In a recent judgment,
the ITAT, Bangalore held has held that a payment made by an Indian company to a
non-resident company in pursuance of a software agreement for the usage of
‘shrink wrapped software’ is in the nature of a royalty, and consequently the
Indian company has to deduct tax at source under the Indian Income Tax
Act.
ING Vysya Bank Ltd, India had filed an
appeal against the order of the CIT (A)- IV, Bangalore, which held that the
payment made by the assesse to ING Computer lease, Belgium (ICLB) for the use
of Oracle software, which the latter was permitted to sub-lease pursuant to a
lease agreement with Oracle Netherlands B.V.. The payment for the use was a
one-time payment, and the assesse contended that it was a sale of intellectual
property rights, and hence it did not have to deduct TDS. The authority
contended that it was not a sale, but merely licensing of the software because
ING was only permitted to use the software, and did not transfer any ownership
rights, which remained with Oracle Netherlands B.V.

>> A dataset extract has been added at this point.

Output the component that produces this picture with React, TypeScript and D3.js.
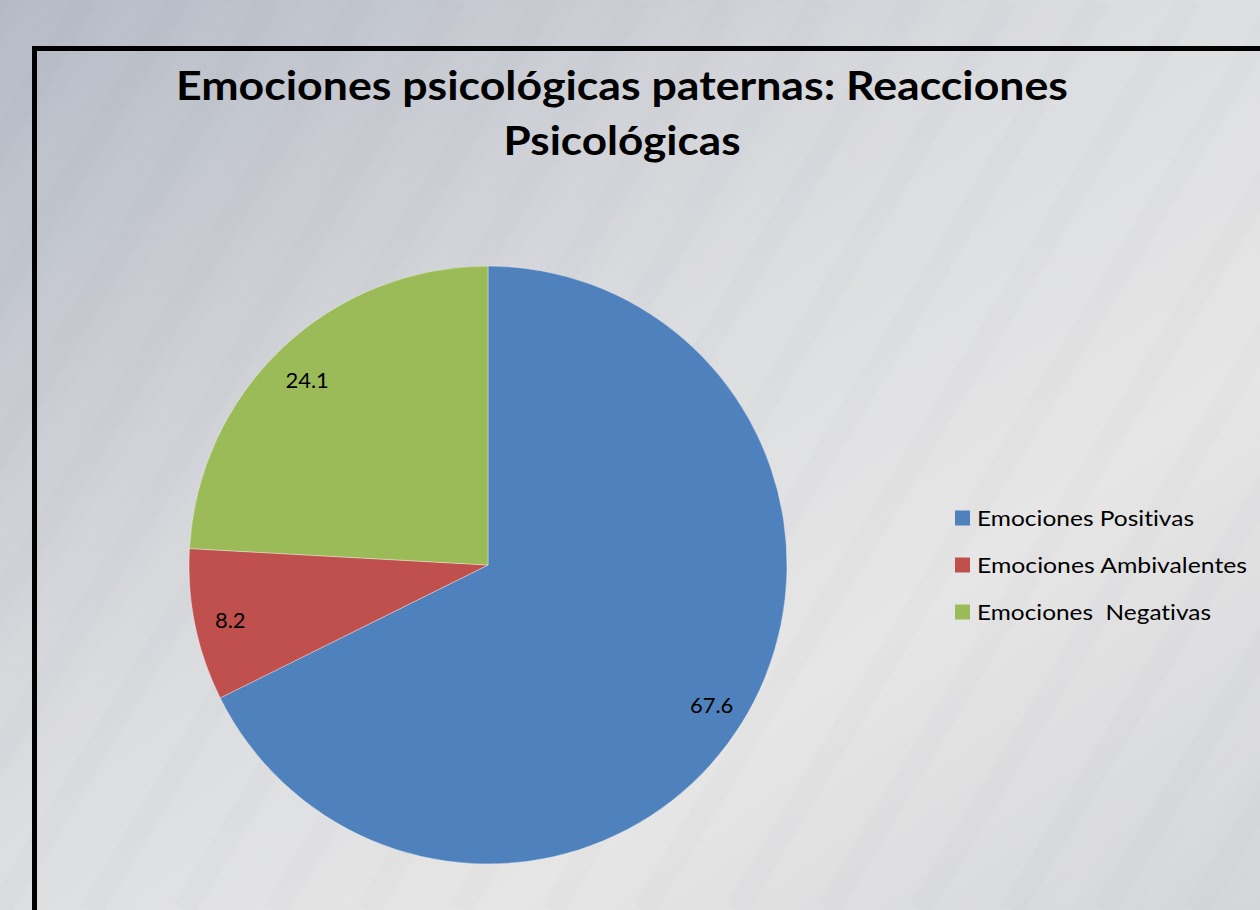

The Tribunal read Explanation ii of
Section 9(1) of the Indian Income Tax Act, which defines ‘royalty’ and held
that license for the use of software falls under two of the mentioned clauses,
the first dealing with a license in relation to a patent, invention, model,
design, secret formula or process or trademark, and the second dealing with a
license in relation to a copyright. The India- Switzerland DTAA had a very
similar clause under the definition of ‘royalty’ under Article 12, and
consideration paid to use the software fell within the ambit of the definition.

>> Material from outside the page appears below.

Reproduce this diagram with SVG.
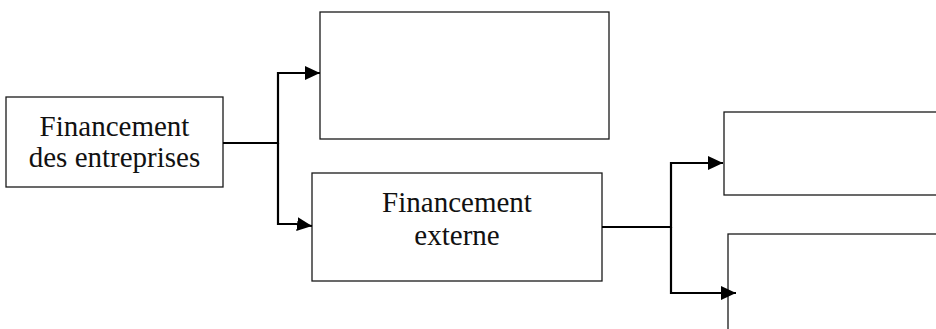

The Tribunal concluded that the fact whether it was a one-time payment was
irrelevant, and what was necessary was the mode of rights that was vested in
the transferee. In the present case, it was a royalty payment, since the
ownership rights were still vested in Oracle Netherlands B.V.

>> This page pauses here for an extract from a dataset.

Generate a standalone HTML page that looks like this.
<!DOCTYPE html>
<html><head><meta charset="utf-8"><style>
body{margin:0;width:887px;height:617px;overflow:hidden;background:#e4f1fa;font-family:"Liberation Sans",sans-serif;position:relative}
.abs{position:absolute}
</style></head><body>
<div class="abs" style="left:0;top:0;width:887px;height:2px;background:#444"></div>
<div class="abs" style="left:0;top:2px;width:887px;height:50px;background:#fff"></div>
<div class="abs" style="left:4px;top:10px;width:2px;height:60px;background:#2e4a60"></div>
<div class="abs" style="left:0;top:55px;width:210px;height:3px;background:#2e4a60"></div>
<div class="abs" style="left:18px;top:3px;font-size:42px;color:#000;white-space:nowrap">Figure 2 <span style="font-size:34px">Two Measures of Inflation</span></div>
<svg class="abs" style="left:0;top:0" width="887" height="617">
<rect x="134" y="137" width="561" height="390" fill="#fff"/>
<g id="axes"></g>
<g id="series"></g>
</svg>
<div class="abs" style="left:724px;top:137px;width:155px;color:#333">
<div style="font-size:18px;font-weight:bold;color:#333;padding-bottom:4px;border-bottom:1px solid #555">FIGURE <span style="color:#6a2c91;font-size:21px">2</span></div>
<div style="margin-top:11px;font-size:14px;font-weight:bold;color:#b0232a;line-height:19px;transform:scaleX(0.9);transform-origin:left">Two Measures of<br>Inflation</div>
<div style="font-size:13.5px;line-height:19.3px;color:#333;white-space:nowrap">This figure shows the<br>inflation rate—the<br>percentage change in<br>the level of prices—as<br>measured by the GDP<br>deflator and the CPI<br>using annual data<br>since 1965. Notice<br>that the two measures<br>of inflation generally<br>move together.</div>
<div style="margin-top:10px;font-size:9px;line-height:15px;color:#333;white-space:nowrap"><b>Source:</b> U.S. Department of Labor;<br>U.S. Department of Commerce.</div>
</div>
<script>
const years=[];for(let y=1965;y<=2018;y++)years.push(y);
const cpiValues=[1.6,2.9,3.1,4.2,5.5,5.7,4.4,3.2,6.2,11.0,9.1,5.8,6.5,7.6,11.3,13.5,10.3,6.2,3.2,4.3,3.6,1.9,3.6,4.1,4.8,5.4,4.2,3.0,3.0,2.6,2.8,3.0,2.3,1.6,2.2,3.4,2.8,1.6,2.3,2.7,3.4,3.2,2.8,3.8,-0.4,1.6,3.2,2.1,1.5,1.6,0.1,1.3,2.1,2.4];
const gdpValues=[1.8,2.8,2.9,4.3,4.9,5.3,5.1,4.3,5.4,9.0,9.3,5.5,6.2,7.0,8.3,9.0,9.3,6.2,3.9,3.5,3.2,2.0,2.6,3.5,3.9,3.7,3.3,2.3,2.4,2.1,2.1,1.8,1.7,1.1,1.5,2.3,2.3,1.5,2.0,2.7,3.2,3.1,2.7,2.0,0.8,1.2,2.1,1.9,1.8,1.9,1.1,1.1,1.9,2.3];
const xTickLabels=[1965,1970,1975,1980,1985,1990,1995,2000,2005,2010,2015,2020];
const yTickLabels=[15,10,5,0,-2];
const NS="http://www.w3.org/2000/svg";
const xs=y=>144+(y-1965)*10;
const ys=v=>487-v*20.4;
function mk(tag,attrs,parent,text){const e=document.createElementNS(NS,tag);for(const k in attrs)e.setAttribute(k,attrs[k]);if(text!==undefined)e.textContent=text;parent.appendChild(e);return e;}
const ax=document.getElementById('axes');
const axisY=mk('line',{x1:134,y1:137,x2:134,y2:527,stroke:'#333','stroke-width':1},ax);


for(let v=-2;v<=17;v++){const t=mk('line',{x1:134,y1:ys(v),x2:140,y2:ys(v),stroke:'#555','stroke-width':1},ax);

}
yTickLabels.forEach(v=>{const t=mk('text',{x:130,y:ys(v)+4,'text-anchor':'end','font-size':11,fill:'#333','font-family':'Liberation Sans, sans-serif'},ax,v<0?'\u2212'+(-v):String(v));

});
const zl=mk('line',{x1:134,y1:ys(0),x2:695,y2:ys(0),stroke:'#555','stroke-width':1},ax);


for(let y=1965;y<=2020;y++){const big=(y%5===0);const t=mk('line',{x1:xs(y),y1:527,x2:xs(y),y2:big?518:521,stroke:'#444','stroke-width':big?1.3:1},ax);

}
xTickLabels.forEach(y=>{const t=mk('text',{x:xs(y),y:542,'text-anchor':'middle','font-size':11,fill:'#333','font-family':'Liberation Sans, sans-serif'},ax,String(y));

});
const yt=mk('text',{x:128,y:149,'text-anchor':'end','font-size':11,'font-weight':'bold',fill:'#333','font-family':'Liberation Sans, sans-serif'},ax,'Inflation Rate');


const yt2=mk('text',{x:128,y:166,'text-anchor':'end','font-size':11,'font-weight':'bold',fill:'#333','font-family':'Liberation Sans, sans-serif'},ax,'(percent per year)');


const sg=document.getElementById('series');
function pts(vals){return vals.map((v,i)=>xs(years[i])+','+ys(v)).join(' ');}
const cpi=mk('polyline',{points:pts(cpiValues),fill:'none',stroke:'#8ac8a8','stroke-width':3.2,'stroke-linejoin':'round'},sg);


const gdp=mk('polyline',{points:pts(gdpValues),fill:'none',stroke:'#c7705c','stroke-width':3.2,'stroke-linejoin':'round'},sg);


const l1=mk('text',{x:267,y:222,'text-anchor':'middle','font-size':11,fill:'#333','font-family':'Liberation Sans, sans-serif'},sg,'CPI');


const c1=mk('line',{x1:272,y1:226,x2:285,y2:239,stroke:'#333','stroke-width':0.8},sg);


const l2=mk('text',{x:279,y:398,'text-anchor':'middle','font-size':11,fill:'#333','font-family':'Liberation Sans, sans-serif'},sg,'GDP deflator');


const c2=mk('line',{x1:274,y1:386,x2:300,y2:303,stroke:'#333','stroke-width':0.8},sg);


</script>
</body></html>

In reaching such conclusion, the Tribunal
has agreed to the position taken by the Delhi Bench of the Tax Tribunal in Microsoft Corporation vs. ADIT, and disagreed
to the position taken by the Mumbai Bench in Deputy Director of Income
Tax (International Taxation) v Reliance Industries Ltd. (The facts of
the Mumbai judgment were very similar to the current one, it could not
lease/sub-lease, etc. and was only entitled to use it. The Court still held
that it was a sale of intellectual property rights, MANU/IU/0936/2010)
This leaves the debate about the treatment
of consideration paid for the use of software as royalty open.